Interview
Jacques Lamontagne : dessinateur de l’Etrange ??
Sceneario.com : Bonjour Jacques. Nous vous avons déjà accueilli une fois dans pages lors de la sortie des Druides tome 4. Mais, nous n’avons pas eu vraiment le temps de faire plus ample connaissance avec vous. Quel a été votre parcours avant de vous faire connaître dans le monde de la BD ?
Jacques Lamontagne : Mon parcours se résume de façon assez simple. Suite à mon cours de graphisme, j’ai travaillé pour quelques agences de pub durant 3 ans. Pour mon dernier emploi, j’étais directeur artistique. Mais ce que je désirais faire, c’était de l’illustration. J’ai donc donné ma démission et suis devenu illustrateur free-lance durant de nombreuses années. J’ai continué à travailler comme pigiste avec des agences de pub mais également avec de nombreuses maisons d’éditions, en réalisant des dizaines de couvertures de roman. Petit à petit, mes contrats ont débordé les frontières du Canada et m’ont amené à travailler pour les USA et quelquefois pour l’Europe. Tout ça, en lorgnant toujours la BD du coin de l’œil. Car, ce qu’il faut comprendre, c’est que j’ai tout de même collaboré durant toutes ces années avec les 2 principaux éditeurs de magazines d’humour au Québec. Cela me permettait de garder un lien avec cette passion qui sommeillait en moi.
Sceneario.com : Vous faites donc les Druides pour la collection Soleil Celtic, qu’est ce que vous aimez dans cet univers là ?
Jacques Lamontagne : Ce qui m’a immédiatement accroché dans le « speach » de présentation de Jean-Luc Istin, c’est le parallèle qu’il m’avait fait avec le roman d’Uberto Eco, Le Nom de la Rose. Le bouquin m’avait énormément plu, le film m’avait enchanté, il n’en fallait pas plus pour que je me lance dans l’aventure. Je n’avais toutefois pas deviné toute l’ampleur du travail. S’attaquer à une période aussi peu documentée, et surtout, mettre en images des lieux où je n’avais jamais mis les pieds, représentait un travail colossal.
Sceneario.com : Aujourd’hui, vous vous lancez dans une nouvelle série qui sort chez Quadrants ce mois ci : ASPIC – Detectives de l’Etrange. Ce titre est écrit par Thierry Gloris. Comment vous etes vous retrouvés à travailler ensemble et pourquoi sur cet univers là ? Qu’est ce qui vous a séduit ?

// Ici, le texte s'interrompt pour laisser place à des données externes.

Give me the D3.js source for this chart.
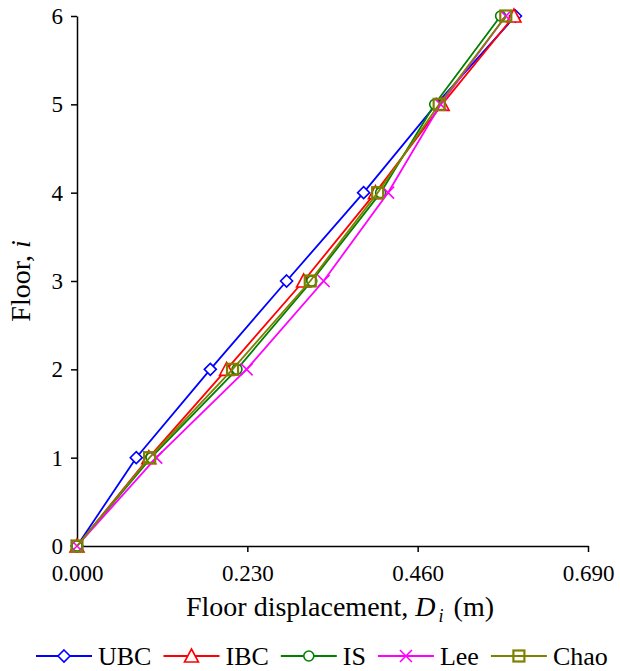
<!DOCTYPE html>
<html>
<head>
<meta charset="utf-8">
<script src="https://cdn.jsdelivr.net/npm/d3@7"></script>
<style>
  body { margin: 0; background: #fff; }
  svg { display: block; font-family: "Liberation Serif", "Times New Roman", serif; }
  svg text { font-family: "Liberation Serif", "Times New Roman", serif; }
</style>
</head>
<body>
<div id="chart"></div>
<script>
// floors 0..6
const floors = [0, 1, 2, 3, 4, 5, 6];
const ubc  = [0, 0.080, 0.180, 0.283, 0.387, 0.485, 0.592];
const ibc  = [0, 0.097, 0.202, 0.306, 0.403, 0.493, 0.590];
const is   = [0, 0.100, 0.216, 0.317, 0.410, 0.483, 0.572];
const lee  = [0, 0.107, 0.229, 0.333, 0.420, 0.491, 0.579];
const chao = [0, 0.098, 0.210, 0.315, 0.406, 0.489, 0.579];
const xTicks = [0, 0.23, 0.46, 0.69];
const yTicks = [0, 1, 2, 3, 4, 5, 6];

const series = [
    { name: "UBC",  values: ubc,  color: "#0000ff", marker: "diamond" },
    { name: "IBC",  values: ibc,  color: "#ff0000", marker: "triangle" },
    { name: "IS",   values: is,   color: "#008000", marker: "circle" },
    { name: "Lee",  values: lee,  color: "#ff00ff", marker: "cross" },
    { name: "Chao", values: chao, color: "#808000", marker: "square" }
];

const width = 620, height = 671;
const margin = { top: 16, right: 32, bottom: 125, left: 77 };

const svg = d3.select("#chart").append("svg")
    .attr("width", width)
    .attr("height", height);

const x = d3.scaleLinear().domain([0, 0.69]).range([margin.left, width - margin.right]);
const y = d3.scaleLinear().domain([0, 6]).range([height - margin.bottom, margin.top]);

// axes
const xAxis = svg.append("g")
    .attr("transform", `translate(0,${y(0)})`)
    .call(d3.axisBottom(x).tickValues(xTicks).tickFormat(d3.format(".3f")).tickSize(6).tickSizeOuter(0));
const yAxis = svg.append("g")
    .attr("transform", `translate(${x(0)},0)`)
    .call(d3.axisLeft(y).tickValues(yTicks).tickFormat(d3.format("d")).tickSize(6).tickSizeOuter(0));

[xAxis, yAxis].forEach(g => {
    g.attr("font-family", null).attr("font-size", null);
    g.select(".domain").attr("stroke", "#000").attr("stroke-width", 1.5);
    g.selectAll(".tick line").attr("stroke", "#000").attr("stroke-width", 1.5);
    g.selectAll(".tick text")
        .style("font-family", "'Liberation Serif', 'Times New Roman', serif")
        .attr("font-size", 23).attr("fill", "#000");
});
xAxis.selectAll(".tick text").attr("dy", "1.15em");
yAxis.selectAll(".tick text").attr("x", -14);

// titles
svg.append("text")
    .attr("x", 340)
    .attr("y", 616)
    .attr("text-anchor", "middle")
    .attr("font-size", 28)
    .call(t => {
        t.append("tspan").text("Floor displacement, ");
        t.append("tspan").attr("font-style", "italic").text("D");
        t.append("tspan").attr("font-style", "italic").attr("font-size", 18).attr("dx", 3).attr("dy", 6).text("i");
        t.append("tspan").attr("dy", -6).attr("dx", 10).text("(m)");
    });

svg.append("text")
    .attr("transform", `translate(30,${y(3)}) rotate(-90)`)
    .attr("text-anchor", "middle")
    .attr("font-size", 28)
    .call(t => {
        t.append("tspan").text("Floor, ");
        t.append("tspan").attr("font-style", "italic").text("i");
    });

function drawMarker(g, type, color) {
    const s = 6;
    if (type === "diamond") {
        g.append("path").attr("d", `M0,${-s}L${s},0L0,${s}L${-s},0Z`)
            .attr("fill", "#fff").attr("stroke", color).attr("stroke-width", 1.6);
    } else if (type === "triangle") {
        g.append("path").attr("d", `M0,${-s - 1}L${s + 1},${s}L${-s - 1},${s}Z`)
            .attr("fill", "#fff").attr("stroke", color).attr("stroke-width", 1.6);
    } else if (type === "circle") {
        g.append("circle").attr("r", 5)
            .attr("fill", "#fff").attr("stroke", color).attr("stroke-width", 1.6);
    } else if (type === "cross") {
        g.append("path").attr("d", `M${-s},${-s}L${s},${s}M${-s},${s}L${s},${-s}`)
            .attr("fill", "none").attr("stroke", color).attr("stroke-width", 1.6);
    } else if (type === "square") {
        g.append("rect").attr("x", -5.5).attr("y", -5.5).attr("width", 11).attr("height", 11)
            .attr("fill", "none").attr("stroke", color).attr("stroke-width", 2.2);
    }
}

const line = d3.line()
    .x(d => x(d[0]))
    .y(d => y(d[1]));

series.forEach(s => {
    const pts = s.values.map((v, i) => [v, floors[i]]);
    svg.append("path")
        .datum(pts)
        .attr("d", line)
        .attr("fill", "none")
        .attr("stroke", s.color)
        .attr("stroke-width", 1.8);
    svg.append("g").selectAll("g")
        .data(pts)
        .enter()
        .append("g")
        .attr("transform", d => `translate(${x(d[0])},${y(d[1])})`)
        .each(function () { drawMarker(d3.select(this), s.marker, s.color); });
});

// legend
const legend = svg.append("g").attr("transform", "translate(36,656)");
let lx = 0;
series.forEach(s => {
    const item = legend.append("g").attr("transform", `translate(${lx},0)`);
    item.append("line").attr("x1", 0).attr("x2", 56).attr("y1", 0).attr("y2", 0)
        .attr("stroke", s.color).attr("stroke-width", 1.8);
    drawMarker(item.append("g").attr("transform", "translate(28,0)"), s.marker, s.color);
    const txt = item.append("text").attr("x", 62).attr("y", 9).attr("font-size", 26).text(s.name);
    lx += 62 + txt.node().getComputedTextLength() + 12;
});
</script>
</body>
</html>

Jacques Lamontagne : Notre première rencontre, entre Thierry et moi, remonte à plusieurs années. Elle s’était faite alors sur un forum dédié à l’illustration et à la BD. Nous avions, à l’époque, amorcé une collaboration sur un projet que Thierry développait déjà, soit le Codex Angélique. J’ai fait quelques esquisses des personnages, mais les choses ont fait en sorte que dans la foulée, Les Druides me soit proposé. Mais nous nous étions toujours promis que nous ferions un jour un projet ensemble. Cela s’est concrétisé sous la forme de Aspic. Cette série trainait dans les cartons de Thierry depuis quelques années. J’ai toujours été un véritable fan de la littérature du 19e. Plus jeune, j’ai dévoré bon nombre de romans des auteurs classiques et populaires de cette période. Le projet était en plein dans mes cordes. En discutant ensemble, on s’est dit que ce serait une bonne idée de faire quelques essais. Ça a immédiatement fonctionné.

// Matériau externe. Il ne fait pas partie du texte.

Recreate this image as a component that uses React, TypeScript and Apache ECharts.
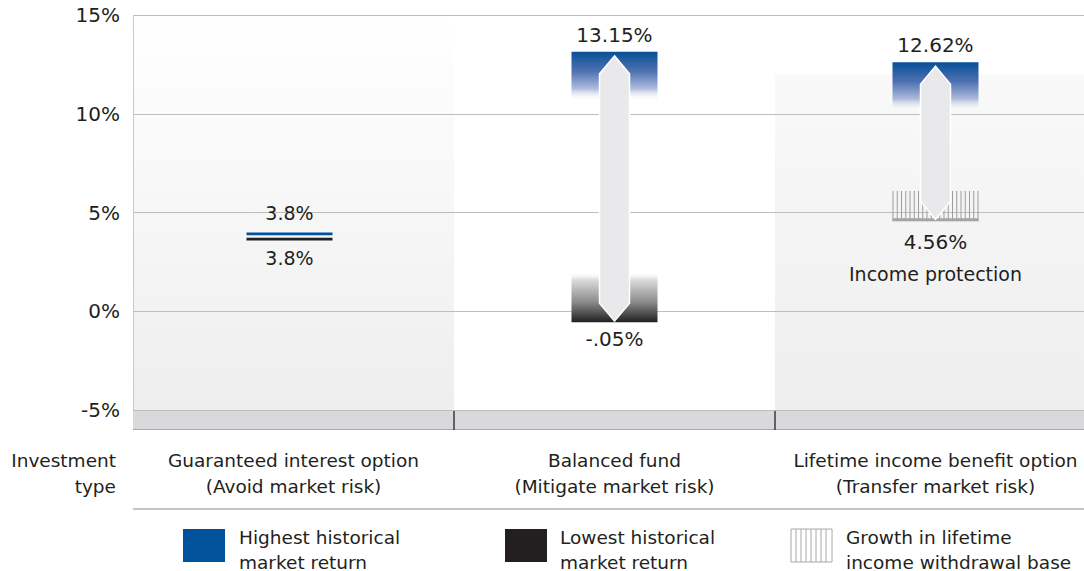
import React, { useEffect, useRef } from "react";
import * as echarts from "echarts";

// ---- data ----
const categories = [
  "Guaranteed interest option\n(Avoid market risk)",
  "Balanced fund\n(Mitigate market risk)",
  "Lifetime income benefit option\n(Transfer market risk)",
];
const returnShape = ["flat", "range", "protected"];
const highestReturn = [3.8, 13.15, 12.62];
const lowestReturn = [3.8, -0.55, null];
const incomeFloor = [null, null, 4.56];
const withdrawalBaseTop = [null, null, 6.1];
const highLabels = ["3.8%", "13.15%", "12.62%"];
const lowLabels = ["3.8%", "-.05%", "4.56%"];
const floorNote = [null, null, "Income protection"];
const yMin = -5;
const yMax = 15;
const yStep = 5;
const legendItems = [
  "Highest historical\nmarket return",
  "Lowest historical\nmarket return",
  "Growth in lifetime\nincome withdrawal base",
];

const FONT = '"DejaVu Sans", sans-serif';
const TXT = "#231f20";
const BLUE = "#00529b";
const DARK = "#231f20";

export default function App() {
  const ref = useRef<HTMLDivElement>(null);
  useEffect(() => {
    document.body.style.margin = "0";
    document.body.style.overflow = "hidden";
    document.documentElement.style.overflow = "hidden";
    const chart = echarts.init(ref.current!, null, { renderer: "svg" });

    const highGrad = () =>
      new echarts.graphic.LinearGradient(0, 0, 0, 1, [
        { offset: 0, color: "#084f98" },
        { offset: 0.4, color: "#4f72b0" },
        { offset: 0.75, color: "#aebbdd" },
        { offset: 1, color: "rgba(255,255,255,0)" },
      ]);
    const lowGrad = () =>
      new echarts.graphic.LinearGradient(0, 0, 0, 1, [
        { offset: 0, color: "rgba(255,255,255,0)" },
        { offset: 0.15, color: "#dcdcdc" },
        { offset: 0.6, color: "#8a8a8a" },
        { offset: 1, color: DARK },
      ]);

    const arrow = (cx: number, t: number, b: number) => ({
      type: "polygon",
      shape: {
        points: [
          [cx, t],
          [cx + 15, t + 18],
          [cx + 15, b - 18],
          [cx, b],
          [cx - 15, b - 18],
          [cx - 15, t + 18],
        ],
      },
      style: { fill: "#e9e9ec", stroke: "#ffffff", lineWidth: 1.5 },
    });

    const label = (text: string, x: number, y: number, size = 20) => ({
      type: "text",
      style: {
        text,
        x,
        y,
        align: "center",
        verticalAlign: "middle",
        font: `${size}px ${FONT}`,
        fill: TXT,
      },
    });

    const option: any = {
      animation: false,
      grid: { left: 133, top: 15.3, width: 963, bottom: 161, containLabel: false },
      xAxis: {
        type: "category",
        data: categories,
        axisLine: { show: false },
        axisTick: { show: false },
        axisLabel: {
          margin: 37,
          fontSize: 18.5,
          lineHeight: 26,
          color: TXT,
          fontFamily: FONT,
          interval: 0,
        },
      },
      yAxis: {
        type: "value",
        min: yMin,
        max: yMax,
        interval: yStep,
        axisLine: { show: true, lineStyle: { color: "#c8c8c8", width: 1 } },
        axisTick: { show: false },
        splitLine: { lineStyle: { color: "#bdbdbd", width: 1 } },
        axisLabel: {
          formatter: "{value}%",
          fontSize: 20,
          color: TXT,
          fontFamily: FONT,
          margin: 13,
          padding: [8, 0, 0, 0],
        },
      },
      series: [
        {
          type: "custom",
          z: -5,
          clip: false,
          data: categories.map((_, i) => [i, yMax]),
          renderItem: (params: any, api: any) => {
            const i = params.dataIndex;
            const w = api.size([1, 0])[0];
            const cx = api.coord([i, 0])[0];
            const x0 = cx - w / 2;
            const yBottom = api.coord([i, yMin])[1];
            const children: any[] = [];
            const shadeFrom = i === 0 ? yMax : i === 2 ? 12 : null;
            if (shadeFrom !== null) {
              const yTop = api.coord([i, shadeFrom])[1];
              children.push({
                type: "rect",
                shape: { x: x0, y: yTop, width: w, height: yBottom - yTop },
                style: {
                  fill: new echarts.graphic.LinearGradient(0, 0, 0, 1, [
                    { offset: 0, color: i === 0 ? "#ffffff" : "#f9f9f9" },
                    { offset: 1, color: "#eeeeee" },
                  ]),
                },
              });
            }
            children.push({
              type: "rect",
              shape: { x: x0, y: yBottom, width: w, height: 19 },
              style: { fill: "#d9d9db" },
            });
            children.push({
              type: "line",
              shape: { x1: x0, y1: yBottom + 19.5, x2: x0 + w, y2: yBottom + 19.5 },
              style: { stroke: "#a8a8a8", lineWidth: 1 },
            });
            if (i > 0) {
              children.push({
                type: "line",
                shape: { x1: x0, y1: yBottom, x2: x0, y2: yBottom + 20 },
                style: { stroke: "#3a3a3a", lineWidth: 1.5 },
              });
            }
            return { type: "group", children };
          },
        },
        {
          type: "custom",
          z: 5,
          clip: false,
          data: categories.map((_, i) => [i, highestReturn[i]]),
          renderItem: (params: any, api: any) => {
            const i = params.dataIndex;
            const cx = api.coord([i, 0])[0];
            const half = 43;
            const yHigh = api.coord([i, highestReturn[i]])[1];
            const children: any[] = [];
            const shape = returnShape[i];
            if (shape === "flat") {
              children.push({
                type: "rect",
                shape: { x: cx - half - 4, y: yHigh - 3.8, width: half * 2, height: 2.7 },
                style: { fill: BLUE },
              });
              const yLow = api.coord([i, lowestReturn[i] as number])[1];
              children.push({
                type: "rect",
                shape: { x: cx - half - 4, y: yLow + 1.5, width: half * 2, height: 2.7 },
                style: { fill: DARK },
              });
              children.push(label(highLabels[i], cx - 4, yHigh - 23, 19));
              children.push(label(lowLabels[i], cx - 4, yLow + 22, 19));
            } else {
              children.push({
                type: "rect",
                shape: { x: cx - half, y: yHigh, width: half * 2, height: 49 },
                style: { fill: highGrad() },
              });
              children.push(label(highLabels[i], cx, yHigh - 17, 20));
              if (shape === "range") {
                const yLow = api.coord([i, lowestReturn[i] as number])[1];
                children.push({
                  type: "rect",
                  shape: { x: cx - half, y: yLow - 50, width: half * 2, height: 50 },
                  style: { fill: lowGrad() },
                });
                children.push(arrow(cx, yHigh + 4, yLow - 1));
                children.push(label(lowLabels[i], cx, yLow + 17, 20));
              } else {
                const yFloor = api.coord([i, incomeFloor[i] as number])[1];
                const yTop = api.coord([i, withdrawalBaseTop[i] as number])[1];
                const n = 21;
                for (let k = 0; k < n; k++) {
                  const x = cx - half + 0.5 + (k * (half * 2 - 1)) / (n - 1);
                  children.push({
                    type: "line",
                    shape: { x1: x, y1: yTop, x2: x, y2: yFloor },
                    style: { stroke: "#9d9d9d", lineWidth: 1 },
                  });
                }
                children.push({
                  type: "rect",
                  shape: { x: cx - half, y: yFloor - 3, width: half * 2, height: 3 },
                  style: { fill: "#a5a5a5" },
                });
                children.push(arrow(cx, yHigh + 4, yFloor - 2));
                children.push(label(lowLabels[i], cx, yFloor + 21, 20));
                children.push(label(floorNote[i] as string, cx, yFloor + 53, 19));
              }
            }
            return { type: "group", children };
          },
        },
      ],
      graphic: [
        {
          type: "text",
          style: {
            text: "Investment\ntype",
            x: 116,
            y: 447,
            align: "right",
            verticalAlign: "top",
            font: `18.5px ${FONT}`,
            lineHeight: 26,
            fill: TXT,
          },
        },
        {
          type: "line",
          shape: { x1: 133, y1: 509, x2: 1096, y2: 509 },
          style: { stroke: "#b0b0b0", lineWidth: 1.5 },
        },
        { type: "rect", shape: { x: 183, y: 529, width: 42, height: 33 }, style: { fill: BLUE } },
        { type: "rect", shape: { x: 505, y: 529, width: 42, height: 33 }, style: { fill: DARK } },
        {
          type: "group",
          children: [
            {
              type: "rect",
              shape: { x: 791, y: 529, width: 41, height: 33 },
              style: { fill: "#ffffff", stroke: "#a8a8a8", lineWidth: 1 },
            },
            ...[0, 1, 2, 3, 4, 5, 6].map((k) => ({
              type: "line",
              shape: { x1: 796 + k * 5, y1: 529, x2: 796 + k * 5, y2: 562 },
              style: { stroke: "#a8a8a8", lineWidth: 1 },
            })),
          ],
        },
        ...legendItems.map((t, k) => ({
          type: "text",
          style: {
            text: t,
            x: [239, 560, 846][k],
            y: 524.5,
            align: "left",
            verticalAlign: "top",
            font: `18.5px ${FONT}`,
            lineHeight: 25,
            fill: TXT,
          },
        })),
      ],
    };
    chart.setOption(option);
    return () => chart.dispose();
  }, []);
  return <div ref={ref} style={{ width: 1096, height: 571 }} />;
}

Sceneario.com : Quels ont été d’ailleurs vos influences graphiques, vos inspirations pour ASPIC ?
Jacques Lamontagne : Le cinéma est très certainement mon élément d’inspiration le plus important. La série Sherlock Holmes de la Granada Television avec le génial Jeremy Brett. La traversée de Paris avec Gabin. Les films avec Basil Rathbone. La téléfilm Double meurtre sur la rue Morgue avec George C. Scott. Les productions de la Hammer avec leurs décors en carton pâte. Toutes ces réalisations ont laissé leur empreinte dans mon imaginaire. Je restitue ces ambiances dans Aspic.
Sceneario.com : Y’a-t-il eu des scènes assez difficiles à faire ? Avez-vous eu en main le personnages principaux assez rapidement ?

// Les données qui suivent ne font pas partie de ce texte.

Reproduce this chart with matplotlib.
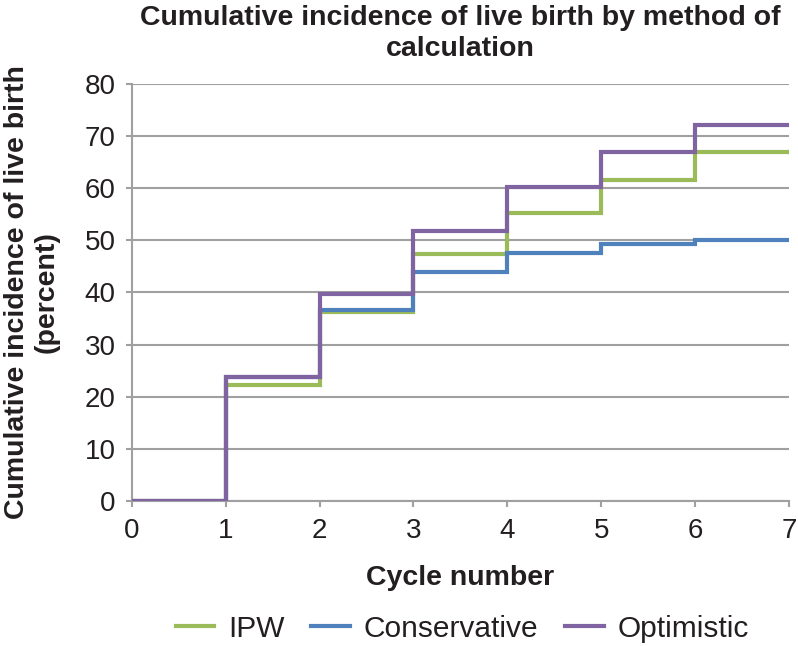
import matplotlib
matplotlib.use("Agg")
import matplotlib.pyplot as plt

plt.rcParams['font.family'] = ['Liberation Sans', 'DejaVu Sans']

cycles = [0, 1, 2, 3, 4, 5, 6, 7]
ipw = [0, 22.2, 36.3, 47.4, 55.2, 61.6, 66.9, 66.9]
conservative = [0, 23.8, 36.7, 44.0, 47.5, 49.3, 50.1, 50.1]
optimistic = [0, 23.8, 39.7, 51.7, 60.3, 66.9, 72.1, 72.1]

series = [
    ("IPW", ipw, "#9BBB59"),
    ("Conservative", conservative, "#4F81BD"),
    ("Optimistic", optimistic, "#8064A2"),
]

txt = '#231F20'

fig = plt.figure(figsize=(7.98, 6.46), dpi=100)
ax = fig.add_axes([0.165, 0.2245, 0.824, 0.6455])

for name, vals, col in series:
    ax.step(cycles, vals, where='post', color=col, lw=3, label=name,
            solid_joinstyle='miter', zorder=3)

ax.set_xlim(0, 7)
ax.set_ylim(0, 80)
ax.set_xticks(range(0, 8))
ax.set_yticks(range(0, 81, 10))
ax.yaxis.grid(True, color='#A0A0A0', lw=1.5)
ax.set_axisbelow(True)
for s in ['top', 'right']:
    ax.spines[s].set_visible(False)
for s in ['left', 'bottom']:
    ax.spines[s].set_color('#A0A0A0')
    ax.spines[s].set_linewidth(1.5)
ax.tick_params(axis='both', colors='#A0A0A0', width=1.5, length=4.5,
               labelsize=20, labelcolor=txt)
ax.tick_params(axis='y', pad=7)
ax.tick_params(axis='x', pad=8)

ax.set_title("Cumulative incidence of live birth by method of\ncalculation",
             fontsize=20.5, fontweight='bold', color=txt, pad=20,
             linespacing=1.25)
ax.set_xlabel("Cycle number", fontsize=20.5, fontweight='bold',
              color=txt, labelpad=15)
ax.set_ylabel("Cumulative incidence of live birth\n(percent)", fontsize=20.5,
              fontweight='bold', color=txt, linespacing=1.15)
ax.yaxis.set_label_coords(-0.11, 0.5)

fig.legend(loc='center', bbox_to_anchor=(0.579, 0.027), ncol=3,
           frameon=False, fontsize=21.5, handlelength=1.3, columnspacing=0.9,
           handletextpad=0.45, labelcolor=txt)

fig.savefig("out.png", dpi=100)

Jacques Lamontagne : Les scènes de dialogues sont souvent les plus difficiles car il faut trouver suffisamment de diversité dans les plans afin que le lecteur ne se lasse pas. Pour le reste, certaines pages demandent simplement du temps, comme celle des travaux d’excavation pour le métro ou la scène du marché. Ce n’est pas que c’est complexe, c’est simplement long. Pour ce qui est des personnages, la plupart me sont venus assez rapidement. Celui qui m’a donné les plus de difficulté est Flora. On ne la désirait pas d’une beauté stéréotypée. On la voulait jolie, sans être trop « parfaite ». Cela met tout de même un certain temps avant que l’on ne s’approprie des personnages. Dupin est sans conteste celui avec qui j’ai le plus d’affinité… Peut-être parce qu’il me rappelle un peu mon père.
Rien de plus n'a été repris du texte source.